- Directed by: Maurizio Zaccaro
- Screenplay by: Pupi Avati
- Produced by: Antonio Avati Aurelio De Laurentiis Luigi De Laurentiis
- Starring: Tom Gallop
- Cinematography: Pasquale Rachini
- Edited by: Amedeo Salfa
- Music by: Stefano Caprioli
- Release date: 1991;
- Language: English

= Where the Night Begins =

1991 drama film

Where the Night Begins (Dove comincia la notte) is a 1991 Italian mystery horror film written by Pupi Avati and directed by Maurizio Zaccaro in his directorial debut. It premiered at the 48th Venice International Film Festival.

== Cast ==

- Tom Gallop as Irving
- Cara Wilder as Nora
- Don Pearson as Lee
- Kim Mai Guest as Sybil
- Blair Bybee as Denny
- Jerry Y. Wolking as Greg

== Production==
The film was produced by Duea and Filmauro with the participation of Rai 1. It was shot in Davenport, Iowa, where the screenwriter Pupi Avati was shooting at the same time his film Bix.
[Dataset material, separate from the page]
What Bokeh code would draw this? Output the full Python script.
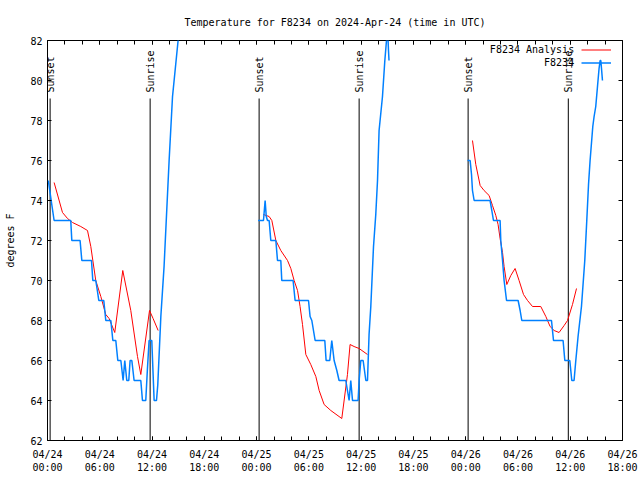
import numpy as np
import pandas as pd
from bokeh.plotting import figure
from bokeh.models import (Range1d, DatetimeAxis, LinearAxis, FixedTicker,
                          DatetimeTickFormatter, Legend, LegendItem, Label)
from bokeh.core.properties import value
from bokeh.embed import file_html
from bokeh.resources import INLINE

# ---------------- data (hours after 2024-04-24 00:00 UTC, degrees F) ----------------
START = pd.Timestamp("2024-04-24 00:00")
END = pd.Timestamp("2024-04-26 18:00")

obs_n1_hours = [0.09, 0.26, 0.49, 0.76, 2.67, 2.79, 3.74, 3.94, 5.05, 5.20, 5.54, 5.72,
                5.89, 6.46, 6.69, 7.27, 7.50, 7.84, 8.07, 8.42, 8.68, 8.87, 9.10, 9.33,
                9.48, 9.68, 9.94, 10.71, 10.90, 11.28, 11.46, 11.66, 11.97, 12.24, 12.51,
                12.66, 13.01, 13.38, 13.96, 14.35, 14.99, 15.19]
obs_n1_temp = [75.0, 74.5, 73.8, 73.0, 73.0, 72.0, 72.0, 71.0, 71.0, 70.0, 70.0, 69.5,
               69.0, 69.0, 68.0, 68.0, 67.0, 67.0, 66.0, 66.0, 65.0, 66.0, 65.0, 65.0,
               66.0, 66.0, 65.0, 65.0, 64.0, 64.0, 65.5, 67.0, 67.0, 64.0, 64.0,
               64.8, 68.2, 70.7, 76.0, 79.2, 82.0, 83.0]

obs_n2_hours = [24.17, 24.79, 24.98, 25.11, 25.25, 25.44, 25.63, 26.21, 26.40, 26.78,
                26.89, 28.19, 28.42, 29.96, 30.14, 30.34, 30.72, 31.83, 31.98, 32.40,
                32.63, 32.90, 33.21, 33.47, 34.24, 34.43, 34.62, 34.81, 35.01, 35.65,
                35.77, 35.96, 36.23, 36.54, 36.73, 36.91, 37.11, 37.42, 37.68, 37.88,
                38.06, 38.45, 38.72, 38.91, 39.02, 39.14, 39.20]
obs_n2_temp = [73.0, 73.0, 74.0, 73.2, 73.0, 73.0, 72.0, 72.0, 71.0, 71.0,
               70.0, 70.0, 69.0, 69.0, 68.2, 68.0, 67.0, 67.0, 66.0, 66.0,
               67.0, 66.0, 65.5, 65.0, 65.0, 64.5, 64.0, 65.0, 64.0, 64.0,
               65.0, 66.0, 66.0, 65.0, 65.0, 67.3, 68.7, 71.7, 73.3, 75.0,
               77.5, 79.2, 81.0, 82.0, 82.8, 81.5, 81.0]

obs_n3_hours = [48.21, 48.51, 48.67, 48.78, 48.97, 50.80, 51.00, 51.19, 51.95, 52.03,
                52.23, 52.41, 52.69, 54.02, 54.25, 54.44, 57.85, 58.08, 59.18, 59.38,
                59.95, 60.18, 60.44, 60.64, 60.90, 61.29, 61.67, 61.90, 62.10, 62.28,
                62.59, 62.74, 62.93, 63.13, 63.31, 63.43, 63.51, 63.59, 63.70]
obs_n3_temp = [76.0, 76.0, 75.3, 74.5, 74.0, 74.0, 73.5, 73.0, 73.0, 72.0,
               71.0, 70.0, 69.0, 69.0, 68.5, 68.0, 68.0, 67.0, 67.0, 66.0,
               66.0, 65.0, 65.0, 66.0, 67.2, 68.7, 71.0, 73.0, 74.8, 76.0,
               77.7, 78.2, 78.7, 79.7, 80.6, 81.0, 81.0, 80.6, 80.0]

ana_n1_hours = [0.76, 1.72, 2.30, 2.87, 3.82, 4.59, 4.97, 5.54, 6.12, 6.69, 7.07, 7.72,
                8.64, 9.56, 10.33, 10.71, 11.71, 12.12, 12.70]
ana_n1_temp = [74.9, 73.4, 73.1, 72.9, 72.7, 72.5, 71.7, 70.0, 69.2, 68.3, 68.1, 67.4,
               70.5, 68.5, 66.2, 65.3, 68.5, 68.1, 67.5]

ana_n2_hours = [24.79, 25.44, 25.75, 26.21, 26.78, 27.55, 27.93, 28.31, 28.70, 28.99,
                29.27, 29.65, 30.22, 30.80, 31.18, 31.75, 32.52, 33.78, 34.43, 34.73,
                35.19, 35.77, 36.73]
ana_n2_temp = [73.3, 73.2, 73.0, 72.0, 71.5, 71.0, 70.6, 70.0, 69.5, 68.7,
               67.8, 66.3, 65.8, 65.2, 64.5, 63.8, 63.5, 63.1, 65.3, 66.8,
               66.7, 66.6, 66.3]

ana_n3_hours = [48.78, 49.16, 49.66, 50.11, 50.69, 51.08, 51.46, 51.72, 51.95, 52.23,
                52.41, 52.72, 53.18, 53.67, 54.13, 54.64, 55.10, 55.67, 56.62, 57.20,
                57.69, 58.15, 58.72, 59.30, 59.69, 60.26, 60.72]
ana_n3_temp = [77.0, 75.8, 74.75, 74.5, 74.25, 73.75, 73.25, 72.8, 72.1, 71.4,
               70.7, 69.8, 70.25, 70.6, 70.0, 69.3, 69.0, 68.7, 68.7, 68.2,
               67.7, 67.5, 67.4, 67.75, 68.0, 68.8, 69.6]

sunset_hours = [0.30, 24.29, 48.28]
sunrise_hours = [11.78, 35.77, 59.78]

y_ticks = [62, 64, 66, 68, 70, 72, 74, 76, 78, 80, 82]
x_major_step_hours = 6
x_minor_step_hours = 2

TITLE = "Temperature for F8234 on 2024-Apr-24 (time in UTC)"
Y_LABEL = "degrees F"
SERIES_ANALYSIS = "F8234 Analysis"
SERIES_OBS = "F8234"

# ---------------- helpers ----------------
MS_PER_H = 3600000.0
t0 = START.value / 1e6
t1 = END.value / 1e6


def to_ms(hours):
    return [t0 + h * MS_PER_H for h in hours]


def join_nights(parts):
    xs, ys = [], []
    for i, (h, t) in enumerate(parts):
        if i:
            xs.append(xs[-1])
            ys.append(np.nan)
        xs.extend(to_ms(h))
        ys.extend(t)
    return xs, ys


obs_x, obs_y = join_nights([(obs_n1_hours, obs_n1_temp), (obs_n2_hours, obs_n2_temp),
                            (obs_n3_hours, obs_n3_temp)])
ana_x, ana_y = join_nights([(ana_n1_hours, ana_n1_temp), (ana_n2_hours, ana_n2_temp),
                            (ana_n3_hours, ana_n3_temp)])

FONT = "DejaVu Sans Mono"
FS = "10px"
RED = "#ff0000"
BLUE = "#0080ff"

p = figure(width=640, height=480, output_backend="svg", toolbar_location=None,
           x_axis_type="datetime", x_range=Range1d(t0, t1), y_range=Range1d(62, 82),
           min_border_left=47, min_border_right=18, min_border_top=40, min_border_bottom=40,
           title=TITLE)

p.background_fill_color = "white"
p.border_fill_color = "white"
p.outline_line_color = "black"
p.outline_line_width = 1
p.xgrid.visible = False
p.ygrid.visible = False

p.title.text_font = FONT
p.title.text_font_size = FS
p.title.text_font_style = "normal"
p.title.text_color = "black"
p.title.align = "center"
p.title.standoff = 21
p.title.vertical_align = "top"

n_major = int((t1 - t0) / (x_major_step_hours * MS_PER_H)) + 1
x_major = [t0 + i * x_major_step_hours * MS_PER_H for i in range(n_major)]
n_minor = int((t1 - t0) / (x_minor_step_hours * MS_PER_H)) + 1
x_minor = [t0 + i * x_minor_step_hours * MS_PER_H for i in range(n_minor)]
fmt = "%m/%d\n%H:%M"
dt_fmt = DatetimeTickFormatter(microseconds=fmt, milliseconds=fmt, seconds=fmt,
                               minsec=fmt, minutes=fmt, hourmin=fmt, hours=fmt,
                               days=fmt, months=fmt, years=fmt)


def style_axis(ax, show_labels):
    ax.axis_line_color = None
    ax.major_tick_in = 4
    ax.major_tick_out = 0
    ax.major_tick_line_color = "black"
    ax.minor_tick_line_color = "black"
    ax.major_label_text_font = FONT
    ax.major_label_text_font_size = FS if show_labels else "1px"
    ax.major_label_text_color = "black" if show_labels else None


xa = p.xaxis[0]
xa.ticker = FixedTicker(ticks=x_major, minor_ticks=x_minor)
xa.formatter = dt_fmt
style_axis(xa, True)
xa.minor_tick_in = 4
xa.minor_tick_out = 0
xa.major_label_standoff = 8
xa.major_label_text_line_height = 1.2

ya = p.yaxis[0]
ya.ticker = FixedTicker(ticks=y_ticks, minor_ticks=[])
style_axis(ya, True)
ya.minor_tick_in = 0
ya.minor_tick_out = 0
ya.major_label_standoff = 5
ya.axis_label = Y_LABEL
ya.axis_label_text_font = FONT
ya.axis_label_text_font_size = FS
ya.axis_label_text_font_style = "normal"
ya.axis_label_text_color = "black"
ya.axis_label_standoff = 11

top_ax = DatetimeAxis(ticker=FixedTicker(ticks=x_major, minor_ticks=x_minor), formatter=dt_fmt,
                      major_label_standoff=0)
style_axis(top_ax, False)
top_ax.minor_tick_in = 4
top_ax.minor_tick_out = 0
p.add_layout(top_ax, "above")

right_ax = LinearAxis(ticker=FixedTicker(ticks=y_ticks, minor_ticks=[]), major_label_standoff=0)
style_axis(right_ax, False)
right_ax.minor_tick_in = 0
right_ax.minor_tick_out = 0
p.add_layout(right_ax, "right")

# sunrise / sunset markers
SUN_LINE_TOP = 79.1
SUN_TEXT_Y = 79.4
sun_ms = to_ms(sunset_hours) + to_ms(sunrise_hours)
sun_txt = ["Sunset"] * len(sunset_hours) + ["Sunrise"] * len(sunrise_hours)
p.segment(x0=sun_ms, y0=[62] * len(sun_ms), x1=sun_ms, y1=[SUN_LINE_TOP] * len(sun_ms),
          line_color="black", line_width=1)
p.text(x=sun_ms, y=[SUN_TEXT_Y] * len(sun_ms), text=sun_txt, angle=np.pi / 2,
       text_font=value(FONT), text_font_size=value(FS), text_color="black",
       text_align="left", text_baseline="middle")

r_ana = p.line(ana_x, ana_y, line_color=RED, line_width=1)
r_obs = p.line(obs_x, obs_y, line_color=BLUE, line_width=1.5)

legend = Legend(items=[LegendItem(label=" ", renderers=[r_ana]),
                       LegendItem(label=" ", renderers=[r_obs])],
                location=(534, 371), orientation="vertical", glyph_width=30,
                glyph_height=13, label_height=13, label_width=0, label_standoff=0,
                spacing=0, padding=0, margin=0, border_line_color=None,
                background_fill_alpha=0, label_text_font_size="10px")
p.add_layout(legend)

LEG_X = t0 + 60.45 * MS_PER_H
for txt, yy in [(SERIES_ANALYSIS, 81.535), (SERIES_OBS, 80.885)]:
    p.add_layout(Label(x=LEG_X, y=yy, text=txt, text_align="right", text_baseline="middle",
                       text_font=FONT, text_font_size=FS, text_color="black"))

open("out.html", "w").write(file_html(p, INLINE))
Film historian Roberto Curti noted "having the stories take place in an anonymous, cold, and squalid Midwestern environment was dictated not just by commercial needs, but mainly by the effort to provoke a similar disorientation as Avati's previous Po Valley Gothics". It had a budget of 800 million lire.

== Release ==
The film had its world premiere at the 48th edition of the Venice Film Festival, in the Mattinate del Cinema Italiano ("Italian Cinema Mornings") sidebar.

== Reception ==
Corriere della Seras film critic Maurizio Porro praised the film, calling it "a cleverly crafted film". Paolo Mereghetti also lauded the film, noting it uses "a giallo premise as a framework for an effective collective psychodrama, depicting a reality in which everything wavers and disintegrates within an America portrayed as the European dream turned into a nightmare." Roberto Curti described it as "an understated ghost story devoid of jump scares", in which Avati "uses the American Gothic tropes to construct a deeply Catholic meditation on the sense of guilt", but in a "so restrained and subdued way that it results in a self-punishing flatness that seems to echo that of the protagonist".

For this film, Zaccaro won the David di Donatello for Best Directorial Debut and received a Nastro d'Argento nomination as Best New Director.